Available data
######
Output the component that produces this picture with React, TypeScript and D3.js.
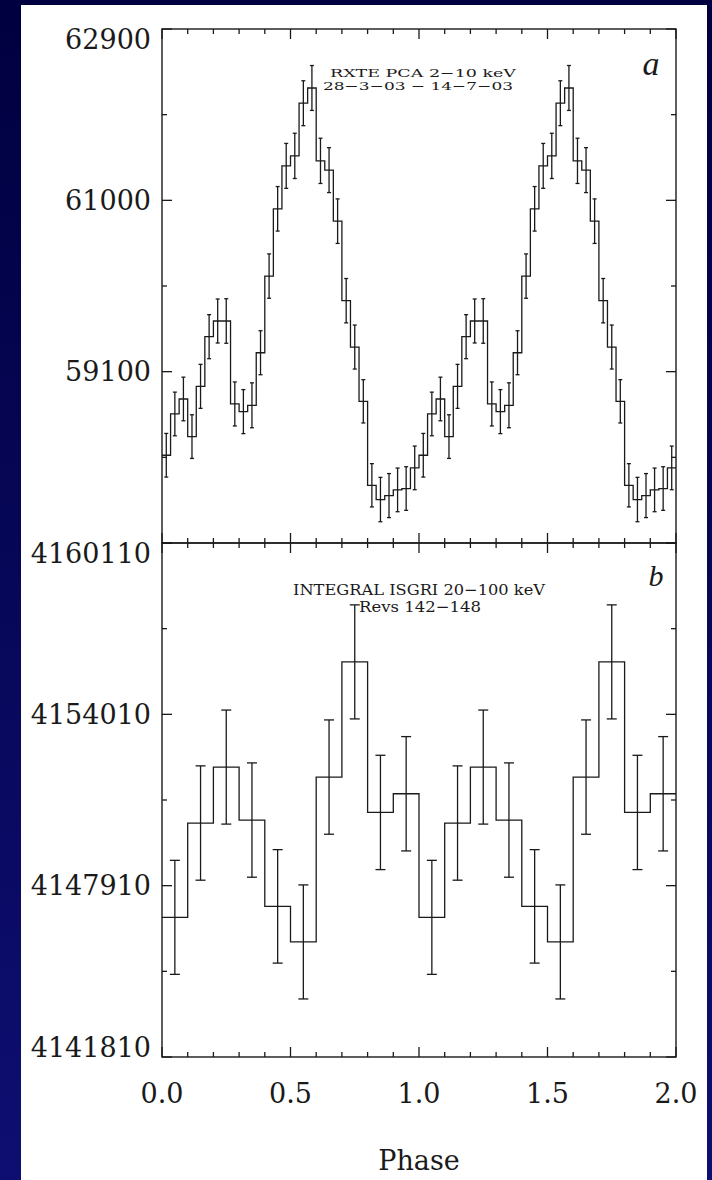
import React from "react";
import * as d3 from "d3";

// Folded light curves, one cycle of phase bins each (drawn twice, phase 0–2)
const rxteRate = [
  58173, 58631, 58797, 58380, 58937, 59488, 59662, 59662, 58742, 58657,
  58727, 59310, 60160, 60906, 61382, 61493, 62077, 62246, 61438, 61335,
  60769, 59887, 59373, 58771, 57840, 57682, 57726, 57789, 57804, 58033,
];
const rxteErr = [
  242, 242, 242, 242, 244, 244, 244, 247, 244, 244,
  249, 244, 246, 247, 249, 251, 249, 249, 251, 249,
  247, 246, 244, 240, 240, 246, 244, 242, 242, 242,
];
const isgriRate = [
  4146782, 4150140, 4152132, 4150246, 4147173,
  4145907, 4151776, 4155877, 4150517, 4151182,
];
const isgriErr = [2030, 2035, 2030, 2035, 2020, 2030, 2035, 2030, 2035, 2035];

// Axis ticks
const rxteMajorTicks = [57200, 59100, 61000, 62900];
const rxteTickLabels = ["59100", "61000", "62900"];
const rxteMinorTicks = [58150, 60050, 61950];
const isgriMajorTicks = [4141810, 4147910, 4154010, 4160110];
const isgriTickLabels = ["4141810", "4147910", "4154010", "4160110"];
const isgriMinorTicks = [4144860, 4150960, 4157060];
const phaseMajorTicks = [0, 0.5, 1, 1.5, 2];
const phaseTickLabels = ["0.0", "0.5", "1.0", "1.5", "2.0"];
const phaseMinorTicks = [0.1, 0.2, 0.3, 0.4, 0.6, 0.7, 0.8, 0.9, 1.1, 1.2, 1.3, 1.4, 1.6, 1.7, 1.8, 1.9];

const W = 712;
const H = 1180;
const left = 162;
const right = 676;
const topA = 29;
const mid = 543;
const bottomB = 1057;
const ink = "#1a1a1a";
const serif = "'DejaVu Serif', serif";

const x = d3.scaleLinear().domain([0, 2]).range([left, right]);
const yA = d3.scaleLinear().domain([57200, 62900]).range([mid, topA]);
const yB = d3.scaleLinear().domain([4141810, 4160110]).range([bottomB, mid]);

type Scale = d3.ScaleLinear<number, number>;

function Panel({
  rate,
  err,
  y,
  cap,
  major,
  minor,
  labels,
}: {
  rate: number[];
  err: number[];
  y: Scale;
  cap: number;
  major: number[];
  minor: number[];
  labels: string[];
}) {
  const n = rate.length;
  const [y0, y1] = y.range();
  const pts: [number, number][] = [];
  for (let k = 0; k < 2 * n; k++) pts.push([k / n, rate[k % n]]);
  pts.push([2, rate[n - 1]]);
  const line = d3
    .line<[number, number]>()
    .x((d) => x(d[0]))
    .y((d) => y(d[1]))
    .curve(d3.curveStepAfter);
  const bars = d3.range(2 * n).map((k) => {
    const i = k % n;
    return { cx: x((k + 0.5) / n), lo: y(rate[i] - err[i]), hi: y(rate[i] + err[i]) };
  });
  const yTicks = [
    ...major.map((v) => ({ v, len: 10 })),
    ...minor.map((v) => ({ v, len: 5 })),
  ];
  const xTicks = [
    ...phaseMajorTicks.map((v) => ({ v, len: 10 })),
    ...phaseMinorTicks.map((v) => ({ v, len: 5 })),
  ];
  return (
    <g>
      <path d={line(pts) ?? ""} fill="none" stroke={ink} strokeWidth={1.3} />
      {bars.map((b, k) => (
        <g key={k} stroke={ink} strokeWidth={1.3}>
          <line x1={b.cx} x2={b.cx} y1={b.lo} y2={b.hi} />
          <line x1={b.cx - cap} x2={b.cx + cap} y1={b.lo} y2={b.lo} />
          <line x1={b.cx - cap} x2={b.cx + cap} y1={b.hi} y2={b.hi} />
        </g>
      ))}
      <rect x={left} y={y1} width={right - left} height={y0 - y1} fill="none" stroke={ink} strokeWidth={1.4} />
      {yTicks.map((t, k) => (
        <g key={"y" + k} stroke={ink} strokeWidth={1.3}>
          <line x1={left} x2={left + t.len} y1={y(t.v)} y2={y(t.v)} />
          <line x1={right} x2={right - t.len} y1={y(t.v)} y2={y(t.v)} />
        </g>
      ))}
      {xTicks.map((t, k) => (
        <g key={"x" + k} stroke={ink} strokeWidth={1.3}>
          <line x1={x(t.v)} x2={x(t.v)} y1={y1} y2={y1 + t.len} />
          <line x1={x(t.v)} x2={x(t.v)} y1={y0} y2={y0 - t.len} />
        </g>
      ))}
      {labels.map((s) => {
        const ty = Math.min(Math.max(y(+s), y1 + 10), y0 - 10);
        return (
          <text
            key={s}
            x={151}
            y={ty}
            textAnchor="end"
            dominantBaseline="central"
            fontFamily={serif}
            fontSize={27}
            fill={ink}
          >
            {s}
          </text>
        );
      })}
    </g>
  );
}

export default function App() {
  return (
    <svg width={W} height={H} style={{ position: "absolute", left: 0, top: 0 }}>
      <defs>
        <linearGradient id="bg" x1="0" y1="0" x2="0" y2="1">
          <stop offset="0" stopColor="#000040" />
          <stop offset="1" stopColor="#0e0e72" />
        </linearGradient>
      </defs>
      <rect width={W} height={H} fill="url(#bg)" />
      <rect x={21} y={5} width={686} height={H - 5} fill="#ffffff" />

      <Panel rate={rxteRate} err={rxteErr} y={yA} cap={2} major={rxteMajorTicks} minor={rxteMinorTicks} labels={rxteTickLabels} />
      <Panel rate={isgriRate} err={isgriErr} y={yB} cap={5} major={isgriMajorTicks} minor={isgriMinorTicks} labels={isgriTickLabels} />

      {/* two-line captions, one text element each */}
      <text fontFamily={serif} fontSize={11.5} fill={ink}>
        <tspan x={330} y={76.5} textLength={186} lengthAdjust="spacingAndGlyphs">
          RXTE PCA 2−10 keV
        </tspan>
        <tspan x={323} y={90} textLength={190} lengthAdjust="spacingAndGlyphs">
          28−3−03 − 14−7−03
        </tspan>
      </text>
      <text fontFamily={serif} fontSize={15} fill={ink}>
        <tspan x={293} y={594.5} textLength={252} lengthAdjust="spacingAndGlyphs">
          INTEGRAL ISGRI 20−100 keV
        </tspan>
        <tspan x={359} y={611.5} textLength={122} lengthAdjust="spacingAndGlyphs">
          Revs 142−148
        </tspan>
      </text>

      <text x={651} y={75} textAnchor="middle" fontFamily="'Liberation Serif', serif" fontStyle="italic" fontSize={34} fill={ink}>
        a
      </text>
      <text x={656} y={586} textAnchor="middle" fontFamily="'Liberation Serif', serif" fontStyle="italic" fontSize={30} fill={ink}>
        b
      </text>

      {phaseTickLabels.map((s, k) => (
        <text key={s} x={x(phaseMajorTicks[k])} y={1093} textAnchor="middle" dominantBaseline="central" fontFamily={serif} fontSize={27} fill={ink}>
          {s}
        </text>
      ))}
      <text x={x(1)} y={1160} textAnchor="middle" dominantBaseline="central" fontFamily={serif} fontSize={27} fill={ink}>
        Phase
      </text>
    </svg>
  );
}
######
Exercise goal
Copy exactly the lines running from the beginning of the listing through the line that has "1.7, 1.8, 1.9];". Drop the pictures.

Correct output
Output the component that produces this picture with React, TypeScript and D3.js.
import React from "react";
import * as d3 from "d3";

// Folded light curves, one cycle of phase bins each (drawn twice, phase 0–2)
const rxteRate = [
  58173, 58631, 58797, 58380, 58937, 59488, 59662, 59662, 58742, 58657,
  58727, 59310, 60160, 60906, 61382, 61493, 62077, 62246, 61438, 61335,
  60769, 59887, 59373, 58771, 57840, 57682, 57726, 57789, 57804, 58033,
];
const rxteErr = [
  242, 242, 242, 242, 244, 244, 244, 247, 244, 244,
  249, 244, 246, 247, 249, 251, 249, 249, 251, 249,
  247, 246, 244, 240, 240, 246, 244, 242, 242, 242,
];
const isgriRate = [
  4146782, 4150140, 4152132, 4150246, 4147173,
  4145907, 4151776, 4155877, 4150517, 4151182,
];
const isgriErr = [2030, 2035, 2030, 2035, 2020, 2030, 2035, 2030, 2035, 2035];

// Axis ticks
const rxteMajorTicks = [57200, 59100, 61000, 62900];
const rxteTickLabels = ["59100", "61000", "62900"];
const rxteMinorTicks = [58150, 60050, 61950];
const isgriMajorTicks = [4141810, 4147910, 4154010, 4160110];
const isgriTickLabels = ["4141810", "4147910", "4154010", "4160110"];
const isgriMinorTicks = [4144860, 4150960, 4157060];
const phaseMajorTicks = [0, 0.5, 1, 1.5, 2];
const phaseTickLabels = ["0.0", "0.5", "1.0", "1.5", "2.0"];
const phaseMinorTicks = [0.1, 0.2, 0.3, 0.4, 0.6, 0.7, 0.8, 0.9, 1.1, 1.2, 1.3, 1.4, 1.6, 1.7, 1.8, 1.9];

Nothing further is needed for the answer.